- What you will do
Gather, from the listing beneath this task, every line holding the string "code".
-- START --
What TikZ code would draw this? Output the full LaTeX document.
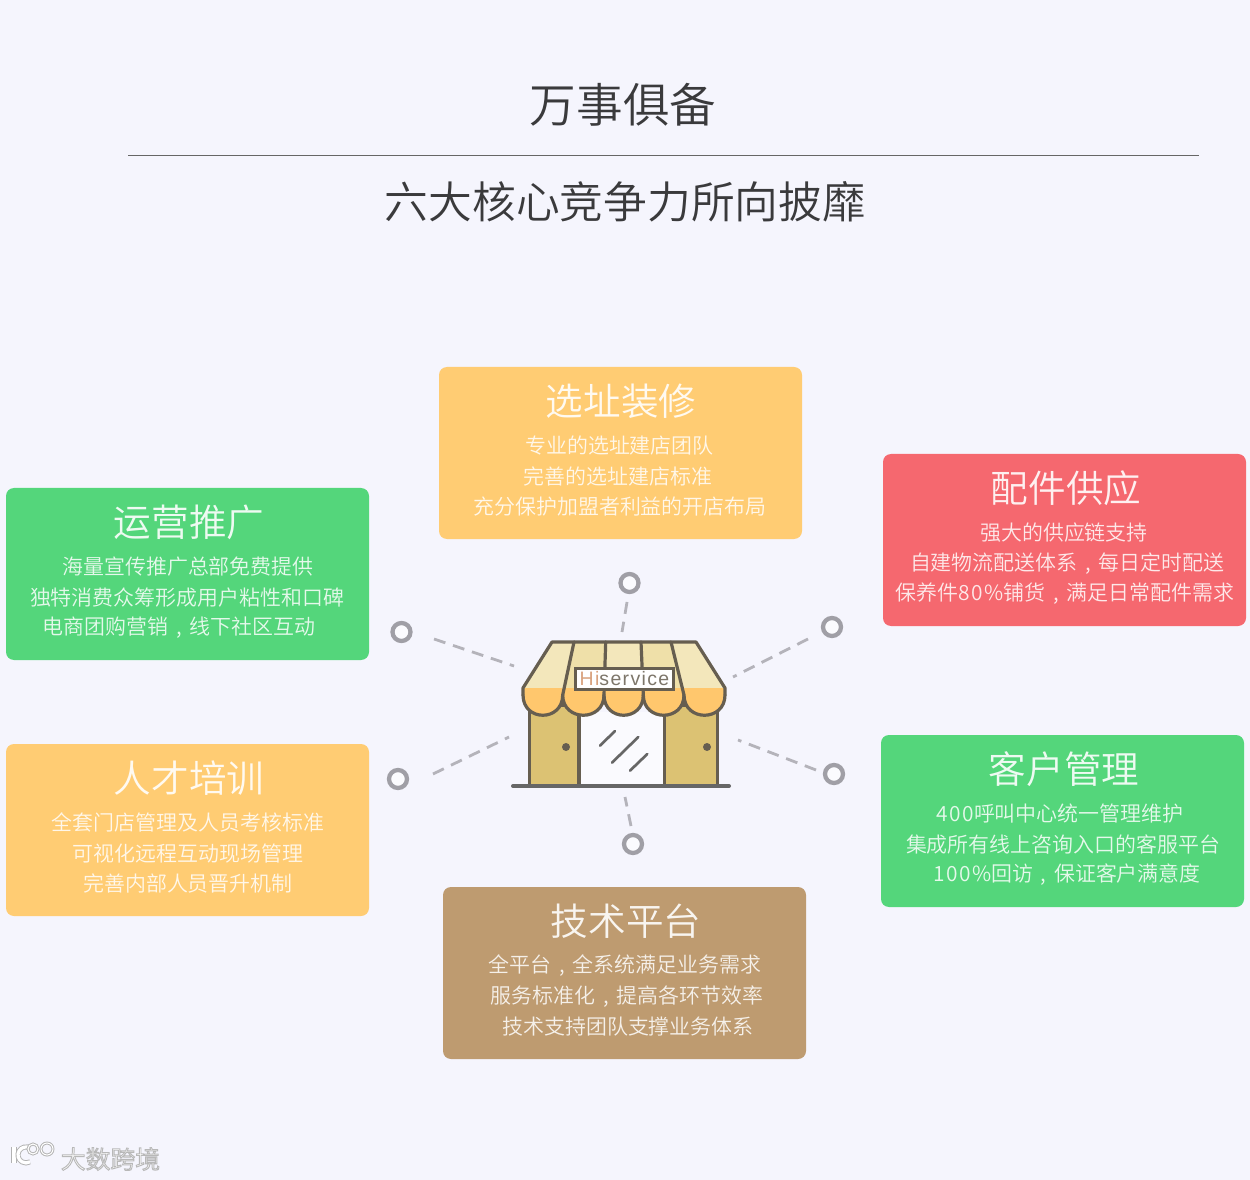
\documentclass[tikz,border=0pt]{standalone}
\usepackage{fontspec}
\setmainfont{Noto Sans CJK SC DemiLight}
\newfontfamily\hifont[LetterSpace=7]{Liberation Sans}
\newfontfamily\numfont[LetterSpace=7]{Noto Sans CJK SC DemiLight}
\newcommand{\numtxt}[1]{{\numfont #1}}
\newcommand{\midcomma}{\makebox[1em][c]{,}}
\definecolor{bgc}{HTML}{F5F5FD}
\definecolor{greenc}{HTML}{54D67B}
\definecolor{yellowc}{HTML}{FFCC73}
\definecolor{redc}{HTML}{F5686F}
\definecolor{brownc}{HTML}{BE9B70}
\definecolor{ringc}{HTML}{A09FA6}
\definecolor{dashc}{HTML}{B4B3BA}
\definecolor{inkc}{HTML}{665E50}
\definecolor{roofa}{HTML}{F3E7BB}
\definecolor{roofb}{HTML}{EFE0A9}
\definecolor{scallopc}{HTML}{FFC76D}
\definecolor{wallc}{HTML}{DCC273}
\definecolor{titlec}{HTML}{3A3A3C}
\tikzset{
  x=0.75pt,y=-0.75pt,
  card/.style={draw=none,rounded corners=6pt,minimum width=272.25pt,minimum height=129pt,inner sep=0pt},
  cardtitle/.style={text=white,opacity=.9,font=\fontsize{28.2pt}{30pt}\selectfont,inner sep=0pt},
  cardline/.style={text=white,opacity=.85,font=\fontsize{15.7pt}{17pt}\selectfont,inner sep=0pt},
  ring/.style={circle,draw=ringc,line width=3.2pt,minimum size=13.5pt,inner sep=0pt,fill=bgc!40!white},
  spoke/.style={draw=dashc,line width=2.1pt,dash pattern=on 9pt off 6pt},
  shopline/.style={draw=inkc,line width=2.4pt,line join=round,line cap=round},
  logostroke/.style={draw=black!30,double=white,line width=.7pt},
}
\begin{document}
\begin{tikzpicture}
\useasboundingbox[fill=bgc] (0,0) rectangle (1250,1180);
% heading
\node[text=titlec,inner sep=0pt,font=\fontsize{35pt}{37pt}\selectfont] (head) at (623,105) {万事俱备};
\coordinate (ruleL) at (128,155);
\coordinate (ruleR) at (1199,155);
\draw[draw=black!60,line width=.55pt] (ruleL) -- (ruleR);
\node[text=titlec,inner sep=0pt,font=\fontsize{32.8pt}{35pt}\selectfont] (sub) at (625.5,202) {六大核心竞争力所向披靡};
% cards
\node[card,fill=yellowc] (c1) at (620.5,453) {};
\node[cardtitle] (c1t) at (621,401) {选址装修};
\node[cardline] (c1a) at (619.5,445.5) {专业的选址建店团队};
\node[cardline] (c1b) at (618,476.5) {完善的选址建店标准};
\node[cardline] (c1c) at (620,506.5) {充分保护加盟者利益的开店布局};
\node[card,fill=redc] (c2) at (1064.5,540) {};
\node[cardtitle] (c2t) at (1066,488) {配件供应};
\node[cardline] (c2a) at (1064,532.5) {强大的供应链支持};
\node[cardline] (c2b) at (1067,563.5) {自建物流配送体系\midcomma 每日定时配送};
\node[cardline] (c2c) at (1065,593.5) {保养件\numtxt{80\%}铺货\midcomma 满足日常配件需求};
\node[card,fill=greenc] (c3) at (187.5,574) {};
\node[cardtitle] (c3t) at (189,522) {运营推广};
\node[cardline] (c3a) at (188,566.5) {海量宣传推广总部免费提供};
\node[cardline] (c3b) at (187,597.5) {独特消费众筹形成用户粘性和口碑};
\node[cardline] (c3c) at (179,627.5) {电商团购营销\midcomma 线下社区互动};
\node[card,fill=yellowc] (c4) at (187.5,830) {};
\node[cardtitle] (c4t) at (189,778) {人才培训};
\node[cardline] (c4a) at (188,822.5) {全套门店管理及人员考核标准};
\node[cardline] (c4b) at (188,853.5) {可视化远程互动现场管理};
\node[cardline] (c4c) at (188,883.5) {完善内部人员晋升机制};
\node[card,fill=greenc] (c5) at (1062.5,821) {};
\node[cardtitle] (c5t) at (1064,769) {客户管理};
\node[cardline] (c5a) at (1060,813.5) {\numtxt{400}呼叫中心统一管理维护};
\node[cardline] (c5b) at (1063,844.5) {集成所有线上咨询入口的客服平台};
\node[cardline] (c5c) at (1067,874.5) {\numtxt{100\%}回访\midcomma 保证客户满意度};
\node[card,fill=brownc] (c6) at (624.5,973) {};
\node[cardtitle] (c6t) at (626,921) {技术平台};
\node[cardline] (c6a) at (625,965.5) {全平台\midcomma 全系统满足业务需求};
\node[cardline] (c6b) at (627,996.5) {服务标准化\midcomma 提高各环节效率};
\node[cardline] (c6c) at (628,1026.5) {技术支持团队支撑业务体系};
% rings
\node[ring] (r1) at (629.5,583) {};
\node[ring] (r2) at (832,627) {};
\node[ring] (r3) at (401.5,632) {};
\node[ring] (r4) at (398,779) {};
\node[ring] (r5) at (834,774) {};
\node[ring] (r6) at (633,844) {};
% spokes
\coordinate (s1a) at (627,602); \coordinate (s1b) at (622,632);
\coordinate (s2a) at (808,639); \coordinate (s2b) at (733,677);
\coordinate (s3a) at (434,639); \coordinate (s3b) at (514,666);
\coordinate (s4a) at (433,774); \coordinate (s4b) at (509,737);
\coordinate (s5a) at (816,770); \coordinate (s5b) at (738,740);
\coordinate (s6a) at (631,826); \coordinate (s6b) at (625,797);
\foreach \p in {s1,s2,s3,s4,s5,s6}{\draw[spoke] (\p a) -- (\p b);}
% shop: columns and door
\fill[white!55!bgc] (579,712) rectangle (664.3,786);
\draw[shopline,fill=wallc] (529.3,705) rectangle (579,786);
\draw[shopline,fill=wallc] (664.3,705) rectangle (717.7,786);
\fill[inkc] (566,747) circle[radius=4];
\fill[inkc] (707,747) circle[radius=4];
\draw[black!60,line width=2pt,line cap=round] (600,745.7) -- (615,731);
\draw[black!60,line width=2pt,line cap=round] (612,762.7) -- (638.3,737);
\draw[black!60,line width=2pt,line cap=round] (630,770.7) -- (647.3,754);
\draw[black!60,line width=3pt,line cap=round] (513,786) -- (729,786);
% awning panels
\fill[roofa] (552,642) -- (574,642) -- (562.7,688) -- (523,688) -- cycle;
\fill[roofb] (574,642) -- (605.7,642) -- (604,688) -- (562.7,688) -- cycle;
\fill[roofa] (605.7,642) -- (641,642) -- (643.3,688) -- (604,688) -- cycle;
\fill[roofb] (641,642) -- (671,642) -- (684,688) -- (643.3,688) -- cycle;
\fill[roofa] (671,642) -- (696,642) -- (725,688) -- (684,688) -- cycle;
% scallops
\foreach \xa/\xb in {523/562.7,562.7/604,604/643.3,643.3/684,684/725}{
  \fill[scallopc] (\xa,688) -- (\xa,695) .. controls (\xa,722) and (\xb,722) .. (\xb,695) -- (\xb,688) -- cycle;
  \draw[shopline] (\xa,695) .. controls (\xa,722) and (\xb,722) .. (\xb,695);
}
% awning lines
\draw[shopline] (523,695) -- (523,688) -- (552,642) -- (696,642) -- (725,688) -- (725,695);
\draw[shopline] (574,642) -- (562.7,695);
\draw[shopline] (605.7,642) -- (604,695);
\draw[shopline] (641,642) -- (643.3,695);
\draw[shopline] (671,642) -- (684,695);
% sign
\node[draw=inkc,line width=2.4pt,fill=white,minimum width=73pt,minimum height=15.5pt,inner sep=0pt,font=\hifont\fontsize{14.6pt}{15pt}\selectfont,text=inkc!85!white] (sign) at (624.5,679) {\textcolor[HTML]{D9A27E}{Hi}service};
% watermark
\node[text=white,inner sep=0pt,font=\fontsize{18.6pt}{20pt}\selectfont] (mark) at (110.5,1159) {\special{pdf:code q 2 Tr 0.7 w 0.72 G}大数跨境\special{pdf:code Q}};
\draw[logostroke,double distance=2.6pt] (14,1147) -- (14,1163);
\draw[logostroke,double distance=2.4pt] (30,1148) arc[start angle=-60,end angle=-300,radius=8];
\draw[logostroke,double distance=.8pt] (33,1149) circle[radius=5];
\draw[logostroke,double distance=.8pt] (47,1149) circle[radius=6];
\end{tikzpicture}
\end{document}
-- END --
- Solution for this task
What TikZ code would draw this? Output the full LaTeX document.
\node[text=white,inner sep=0pt,font=\fontsize{18.6pt}{20pt}\selectfont] (mark) at (110.5,1159) {\special{pdf:code q 2 Tr 0.7 w 0.72 G}大数跨境\special{pdf:code Q}};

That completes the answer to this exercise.